Unraveling Material Behavior with Electron and X-Ray Spectroscopies: From Transient Electronic Responses to Electronic Topological Transitions

Author: Lee, Wonseok

Year: 2026

Degree: Dissertation (Ph.D.)

Advisor: Cushing, Scott K.

Committee Members: Blake, Geoffrey A.; Goddard, William A., III; Wei, Lu; Cushing, Scott K.

Option: Chemistry

Abstract

Understanding how materials respond to external stimuli requires probes that can resolve coupled electronic, structural, and chemical changes across relevant length, time, and energy scales. This thesis investigates material dynamics and electronic structure using electron and X-ray spectroscopies, with a focus on how photoexcitation and high pressure modify the spectroscopic responses of solids.

The first part of this thesis focuses on ultrafast electron energy-loss spectroscopy as a probe of carrier, thermal, and structural dynamics. This approach is applied to crystalline silicon, where dense photoexcitation produces a transient reshaping of the bulk plasmon. The plasmon redshifts, broadens beyond the zero-loss peak response, and redistributes spectral weight, indicating that dense photoexcitation modifies the full dielectric response rather than simply introducing free carriers. These results show that the transient plasmon response arises from coupled changes in screening, electronic structure, and damping.

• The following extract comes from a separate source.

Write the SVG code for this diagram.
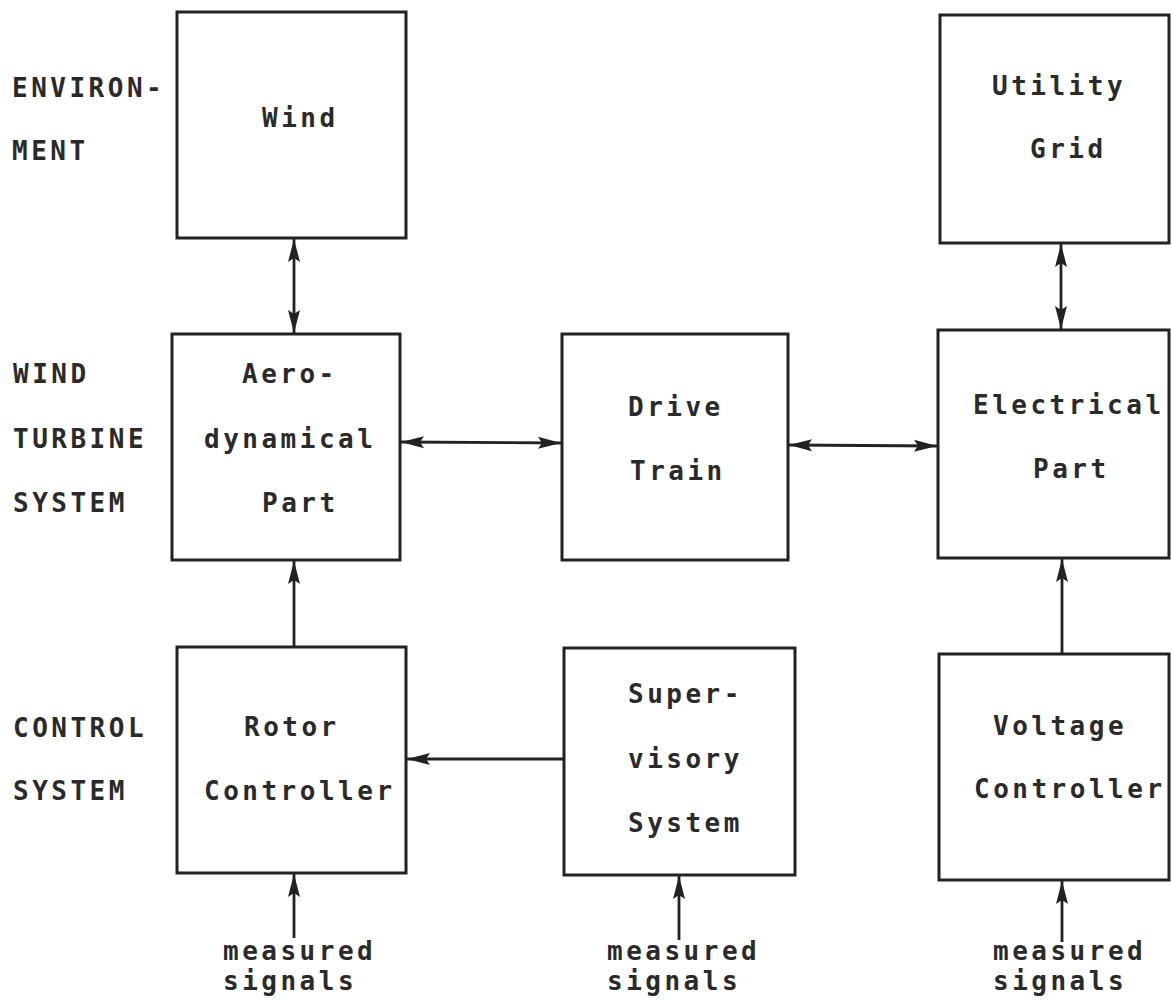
<svg xmlns="http://www.w3.org/2000/svg" width="1172" height="1000" viewBox="0 0 1172 1000">
<style>
  .box { fill: #fff; stroke: #222; stroke-width: 3; }
  .t { font-family: "DejaVu Sans Mono", "Liberation Mono", monospace; font-weight: bold; font-size: 26px; letter-spacing: 3.5px; fill: #2a2a2a; }
  .c { stroke: #222; stroke-width: 2.8; fill: none; }
  .ar { marker-end: url(#ah); }
  .bi { marker-start: url(#ah); marker-end: url(#ah); }
</style>
<defs>
  <marker id="ah" markerUnits="userSpaceOnUse" markerWidth="24" markerHeight="16" viewBox="0 0 24 16" refX="23" refY="8" orient="auto-start-reverse">
    <path d="M0,2 L23,8 L0,14 L4,8 z" fill="#222"/>
  </marker>
</defs>
<rect width="1172" height="1000" fill="#fff"/>

<g id="row-labels">
  <text class="t" x="12" y="97">ENVIRON-</text>
  <text class="t" x="12" y="160">MENT</text>
  <text class="t" x="13" y="383">WIND</text>
  <text class="t" x="13" y="448">TURBINE</text>
  <text class="t" x="13" y="512">SYSTEM</text>
  <text class="t" x="13" y="737">CONTROL</text>
  <text class="t" x="13" y="800">SYSTEM</text>
</g>

<g id="connectors">
  <line class="c bi" x1="294" y1="239" x2="294" y2="333"/>
  <line class="c bi" x1="401" y1="442" x2="561" y2="443"/>
  <line class="c bi" x1="789" y1="445" x2="937" y2="446"/>
  <line class="c bi" x1="1061" y1="244" x2="1061" y2="329"/>
  <line class="c ar" x1="294" y1="647" x2="294" y2="561"/>
  <line class="c ar" x1="564" y1="759" x2="407" y2="759"/>
  <line class="c ar" x1="1062" y1="654" x2="1062" y2="559"/>
  <line class="c ar" x1="294" y1="938" x2="294" y2="874"/>
  <line class="c ar" x1="679" y1="940" x2="679" y2="876"/>
  <line class="c ar" x1="1062" y1="942" x2="1062" y2="881"/>
</g>

<g id="wind">
  <rect class="box" x="177" y="12" width="229" height="226"/>
  <text class="t" x="262" y="127">Wind</text>
</g>
<g id="utility-grid">
  <rect class="box" x="940" y="15" width="229" height="228"/>
  <text class="t" x="992" y="95">Utility</text>
  <text class="t" x="1030" y="158">Grid</text>
</g>
<g id="aerodynamical-part">
  <rect class="box" x="172" y="334" width="228" height="226"/>
  <text class="t" x="242" y="383">Aero-</text>
  <text class="t" x="204" y="448" letter-spacing="5">dynamical</text>
  <text class="t" x="262" y="512">Part</text>
</g>
<g id="drive-train">
  <rect class="box" x="562" y="334" width="226" height="226"/>
  <text class="t" x="628" y="416">Drive</text>
  <text class="t" x="630" y="480">Train</text>
</g>
<g id="electrical-part">
  <rect class="box" x="938" y="330" width="231" height="228"/>
  <text class="t" x="973" y="414">Electrical</text>
  <text class="t" x="1033" y="478">Part</text>
</g>
<g id="rotor-controller">
  <rect class="box" x="177" y="647" width="229" height="226"/>
  <text class="t" x="244" y="736">Rotor</text>
  <text class="t" x="204" y="800">Controller</text>
</g>
<g id="supervisory-system">
  <rect class="box" x="564" y="648" width="231" height="227"/>
  <text class="t" x="628" y="703">Super-</text>
  <text class="t" x="628" y="768">visory</text>
  <text class="t" x="628" y="832">System</text>
</g>
<g id="voltage-controller">
  <rect class="box" x="939" y="654" width="230" height="226"/>
  <text class="t" x="993" y="735">Voltage</text>
  <text class="t" x="974" y="798">Controller</text>
</g>

<g id="measured-labels">
  <text class="t" x="223" y="960">measured</text>
  <text class="t" x="223" y="990">signals</text>
  <text class="t" x="607" y="960">measured</text>
  <text class="t" x="607" y="990">signals</text>
  <text class="t" x="993" y="960">measured</text>
  <text class="t" x="993" y="990">signals</text>
</g>
</svg>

The second part investigates pressure-induced electronic topological transitions in cadmium using experimental and theoretical X-ray absorption spectroscopy. First-principles calculations reveal pressure-driven changes in the Fermi surface topology, while core–valence exciton projections connect these transitions to spectral changes at the Cd K edge. These results demonstrate that X-ray absorption spectroscopy can serve as a sensitive probe of electronic topological transitions.

The final part investigates resonant self-diffraction of femtosecond extreme ultraviolet pulses in cobalt near the Co M_2,3 edge. The observed self-diffraction signal is attributed to resonant changes in the complex refractive index, highlighting the potential of nonlinear extreme ultraviolet spectroscopy for probing ultrafast electronic dynamics at core-level resonances.

Together, these studies demonstrate that electron and X-ray spectroscopies provide powerful and complementary approaches for uncovering material behavior across multiple regimes, from nonequilibrium electronic dynamics to pressure-driven electronic topological transitions and nonlinear light–matter interactions.